Max (Todd Baker), a ghost writer for celebrity autobiographies, and his slightly disturbed, shopaholic wife, Harriet (Venetia Lambrick), organise a dinner on Halloween night at their posh apartment in Hampstead. Their guests comprise Eddie, Max’s drinking buddy and an ex-monk, Jacklyn, a weirdo new age hippie girl Eddie met in the park, and Imogen and Marcus, a couple that know Anna, Max and Harriet’s daughter, who’s gone to do humanitarian work.

Each character has a skeleton in their closet, the origin of which is explained as the action freezes during the party, due to certain keywords or phrases spoken, prompting an explanatory flashback. As the plot delves around, Max’s sardonic humour barely contains his fears and his frustration and Harriet loses her grip on reality. As the evening continues, it becomes clear that Halloween’s haunts and scares are not only outside the house.

Charlotte Jones previously worked with Sir Andrew Lloyd Webber adapting the scary story of The Woman in White, and some elements seem to have transferred from that play into this. The recurring ‘vision’ Max sees every time the TV turns itself on was quite chilling, and although the revelation of what it means does not seek to shock, it is an unnerving leitmotif for anguish. The expensive rug that haunts Harriet might not seem as scary, but it does involve a great twist.

Similarities have been drawn between this play and Macbeth (by The Guardian) and Who’s Afraid of Virginia Woolf? (by The Independent). The play does share a few elements with both of them, but these elements, mainly issues of guilt and perception, are common in literature, working perfectly for a great show.

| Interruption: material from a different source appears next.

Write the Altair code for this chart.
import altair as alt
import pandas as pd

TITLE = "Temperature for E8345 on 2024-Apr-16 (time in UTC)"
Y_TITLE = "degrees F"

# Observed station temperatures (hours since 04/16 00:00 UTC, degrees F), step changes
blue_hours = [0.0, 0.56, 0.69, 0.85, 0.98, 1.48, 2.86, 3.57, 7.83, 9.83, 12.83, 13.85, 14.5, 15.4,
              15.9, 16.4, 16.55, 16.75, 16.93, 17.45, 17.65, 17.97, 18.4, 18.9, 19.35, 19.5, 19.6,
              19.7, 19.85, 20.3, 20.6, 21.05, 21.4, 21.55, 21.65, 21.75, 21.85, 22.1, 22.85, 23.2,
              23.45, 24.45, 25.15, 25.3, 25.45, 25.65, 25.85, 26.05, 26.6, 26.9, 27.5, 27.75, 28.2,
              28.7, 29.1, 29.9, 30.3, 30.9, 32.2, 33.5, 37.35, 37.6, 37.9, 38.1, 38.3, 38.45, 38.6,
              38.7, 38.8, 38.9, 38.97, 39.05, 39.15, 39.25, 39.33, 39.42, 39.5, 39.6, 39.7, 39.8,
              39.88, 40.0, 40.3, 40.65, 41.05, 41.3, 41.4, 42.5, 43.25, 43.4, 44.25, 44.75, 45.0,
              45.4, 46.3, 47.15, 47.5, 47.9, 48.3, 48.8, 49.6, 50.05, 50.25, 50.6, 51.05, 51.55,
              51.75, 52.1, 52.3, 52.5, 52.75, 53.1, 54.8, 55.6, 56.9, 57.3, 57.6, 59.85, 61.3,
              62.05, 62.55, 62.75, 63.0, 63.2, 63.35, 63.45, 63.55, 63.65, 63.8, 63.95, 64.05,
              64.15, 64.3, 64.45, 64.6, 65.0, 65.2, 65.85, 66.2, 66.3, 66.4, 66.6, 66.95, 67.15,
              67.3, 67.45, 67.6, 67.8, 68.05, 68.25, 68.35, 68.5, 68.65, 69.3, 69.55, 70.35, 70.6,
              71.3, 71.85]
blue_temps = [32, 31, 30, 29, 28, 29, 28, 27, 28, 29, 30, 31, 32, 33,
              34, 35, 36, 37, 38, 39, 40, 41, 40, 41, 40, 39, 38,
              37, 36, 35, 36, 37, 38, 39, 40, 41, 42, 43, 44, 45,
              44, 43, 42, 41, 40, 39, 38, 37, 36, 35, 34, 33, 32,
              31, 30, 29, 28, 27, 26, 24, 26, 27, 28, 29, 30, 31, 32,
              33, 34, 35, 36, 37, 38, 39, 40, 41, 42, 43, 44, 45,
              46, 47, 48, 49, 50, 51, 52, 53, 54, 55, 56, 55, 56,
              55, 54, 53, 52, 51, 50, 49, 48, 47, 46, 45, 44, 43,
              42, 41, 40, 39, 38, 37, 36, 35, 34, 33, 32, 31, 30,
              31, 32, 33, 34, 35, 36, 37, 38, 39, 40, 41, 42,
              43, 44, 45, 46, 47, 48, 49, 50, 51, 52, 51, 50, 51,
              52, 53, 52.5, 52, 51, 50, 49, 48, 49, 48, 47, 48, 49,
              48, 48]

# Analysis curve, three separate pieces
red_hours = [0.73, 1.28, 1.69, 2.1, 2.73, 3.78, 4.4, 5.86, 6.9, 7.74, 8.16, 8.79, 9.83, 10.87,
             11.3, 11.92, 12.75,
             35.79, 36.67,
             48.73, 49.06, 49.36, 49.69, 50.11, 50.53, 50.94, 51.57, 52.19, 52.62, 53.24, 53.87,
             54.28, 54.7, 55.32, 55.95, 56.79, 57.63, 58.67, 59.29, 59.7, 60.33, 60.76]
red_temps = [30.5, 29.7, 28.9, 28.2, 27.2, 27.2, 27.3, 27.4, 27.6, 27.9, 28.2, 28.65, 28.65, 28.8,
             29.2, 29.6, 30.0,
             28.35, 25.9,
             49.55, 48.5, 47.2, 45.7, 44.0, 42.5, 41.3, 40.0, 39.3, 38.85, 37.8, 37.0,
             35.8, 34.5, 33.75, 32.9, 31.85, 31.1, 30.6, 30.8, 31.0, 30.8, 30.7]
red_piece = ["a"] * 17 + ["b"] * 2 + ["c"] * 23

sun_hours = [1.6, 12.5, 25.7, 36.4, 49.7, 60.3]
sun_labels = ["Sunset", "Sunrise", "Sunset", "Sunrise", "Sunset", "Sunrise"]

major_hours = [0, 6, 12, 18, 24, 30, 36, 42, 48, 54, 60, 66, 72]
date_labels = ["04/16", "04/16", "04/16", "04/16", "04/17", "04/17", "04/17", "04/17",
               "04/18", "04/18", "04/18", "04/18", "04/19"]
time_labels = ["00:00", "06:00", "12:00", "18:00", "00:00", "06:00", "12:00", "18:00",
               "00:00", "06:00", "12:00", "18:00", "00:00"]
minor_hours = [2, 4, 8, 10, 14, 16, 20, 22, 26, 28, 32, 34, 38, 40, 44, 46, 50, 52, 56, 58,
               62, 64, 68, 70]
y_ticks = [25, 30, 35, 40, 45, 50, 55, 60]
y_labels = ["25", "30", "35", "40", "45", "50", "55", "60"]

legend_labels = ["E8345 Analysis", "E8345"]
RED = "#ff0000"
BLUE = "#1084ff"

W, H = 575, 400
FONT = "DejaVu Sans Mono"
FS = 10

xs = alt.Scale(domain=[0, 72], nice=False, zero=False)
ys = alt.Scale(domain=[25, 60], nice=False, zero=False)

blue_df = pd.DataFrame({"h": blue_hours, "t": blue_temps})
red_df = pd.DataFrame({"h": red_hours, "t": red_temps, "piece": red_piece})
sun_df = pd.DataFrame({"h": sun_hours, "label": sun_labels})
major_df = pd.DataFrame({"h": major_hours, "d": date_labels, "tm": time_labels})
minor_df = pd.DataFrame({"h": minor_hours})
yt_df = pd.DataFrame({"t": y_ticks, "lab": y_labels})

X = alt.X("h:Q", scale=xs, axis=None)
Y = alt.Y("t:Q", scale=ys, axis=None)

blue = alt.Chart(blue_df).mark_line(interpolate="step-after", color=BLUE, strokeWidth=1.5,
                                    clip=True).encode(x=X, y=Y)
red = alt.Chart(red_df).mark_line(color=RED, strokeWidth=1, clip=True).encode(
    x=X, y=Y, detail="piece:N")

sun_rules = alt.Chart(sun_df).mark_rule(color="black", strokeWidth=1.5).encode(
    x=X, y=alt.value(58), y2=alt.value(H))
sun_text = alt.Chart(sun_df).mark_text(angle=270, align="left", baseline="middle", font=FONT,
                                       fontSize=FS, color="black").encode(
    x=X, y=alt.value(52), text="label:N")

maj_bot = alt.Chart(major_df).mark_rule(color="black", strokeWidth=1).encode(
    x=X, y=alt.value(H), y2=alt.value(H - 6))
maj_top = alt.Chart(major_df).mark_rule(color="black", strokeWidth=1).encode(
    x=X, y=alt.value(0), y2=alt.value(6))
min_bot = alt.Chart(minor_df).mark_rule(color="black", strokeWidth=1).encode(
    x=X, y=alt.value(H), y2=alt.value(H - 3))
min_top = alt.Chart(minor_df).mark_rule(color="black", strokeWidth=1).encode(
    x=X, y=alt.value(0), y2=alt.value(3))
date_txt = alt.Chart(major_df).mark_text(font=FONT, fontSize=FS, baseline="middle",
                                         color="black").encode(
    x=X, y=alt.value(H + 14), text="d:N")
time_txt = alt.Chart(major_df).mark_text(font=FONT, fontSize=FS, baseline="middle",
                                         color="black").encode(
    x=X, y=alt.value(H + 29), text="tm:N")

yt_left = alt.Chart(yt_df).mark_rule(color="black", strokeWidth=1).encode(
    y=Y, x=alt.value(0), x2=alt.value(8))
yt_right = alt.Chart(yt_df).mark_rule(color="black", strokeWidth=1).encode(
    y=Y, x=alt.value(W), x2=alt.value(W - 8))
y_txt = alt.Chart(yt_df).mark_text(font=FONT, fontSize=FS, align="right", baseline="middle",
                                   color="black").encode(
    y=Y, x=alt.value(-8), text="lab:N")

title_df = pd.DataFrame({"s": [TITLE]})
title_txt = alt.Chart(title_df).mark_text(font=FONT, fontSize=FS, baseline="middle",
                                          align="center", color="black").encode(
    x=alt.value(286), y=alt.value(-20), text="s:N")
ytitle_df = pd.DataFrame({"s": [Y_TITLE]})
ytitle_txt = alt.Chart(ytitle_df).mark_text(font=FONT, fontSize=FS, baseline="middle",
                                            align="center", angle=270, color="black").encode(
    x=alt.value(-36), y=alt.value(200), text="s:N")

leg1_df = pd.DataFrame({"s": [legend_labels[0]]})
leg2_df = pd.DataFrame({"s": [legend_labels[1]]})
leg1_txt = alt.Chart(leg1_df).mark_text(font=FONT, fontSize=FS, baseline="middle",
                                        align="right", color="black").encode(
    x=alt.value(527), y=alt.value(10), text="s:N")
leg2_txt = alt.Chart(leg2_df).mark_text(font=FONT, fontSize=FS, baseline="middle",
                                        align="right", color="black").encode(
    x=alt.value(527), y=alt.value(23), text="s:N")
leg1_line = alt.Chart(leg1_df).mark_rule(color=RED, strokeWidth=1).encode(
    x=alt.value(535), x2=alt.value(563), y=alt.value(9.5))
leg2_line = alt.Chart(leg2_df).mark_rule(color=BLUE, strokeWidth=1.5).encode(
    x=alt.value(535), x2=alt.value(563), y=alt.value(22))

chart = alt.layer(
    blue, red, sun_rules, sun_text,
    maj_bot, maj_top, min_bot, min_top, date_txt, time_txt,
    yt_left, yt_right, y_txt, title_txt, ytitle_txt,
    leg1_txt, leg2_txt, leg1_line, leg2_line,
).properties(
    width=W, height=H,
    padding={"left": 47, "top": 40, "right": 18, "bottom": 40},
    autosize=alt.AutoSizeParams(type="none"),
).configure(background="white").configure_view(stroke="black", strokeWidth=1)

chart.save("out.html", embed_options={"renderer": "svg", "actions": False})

Although the cast were absolutely devoted to their parts, it was Venetia Lambrick and Todd Baker’s show, really. Lambrick was so intense on stage that it would not be a stretch to assume that after each performance she would end up being quite exhausted. Todd Baker was a little more subdued, but his facial range and his intonation portrayed the ever-growing frustration of his character, scrambling to sustain an imploding marriage whilst having a constant reminder of his lost children popping up at the television. A magnificent show.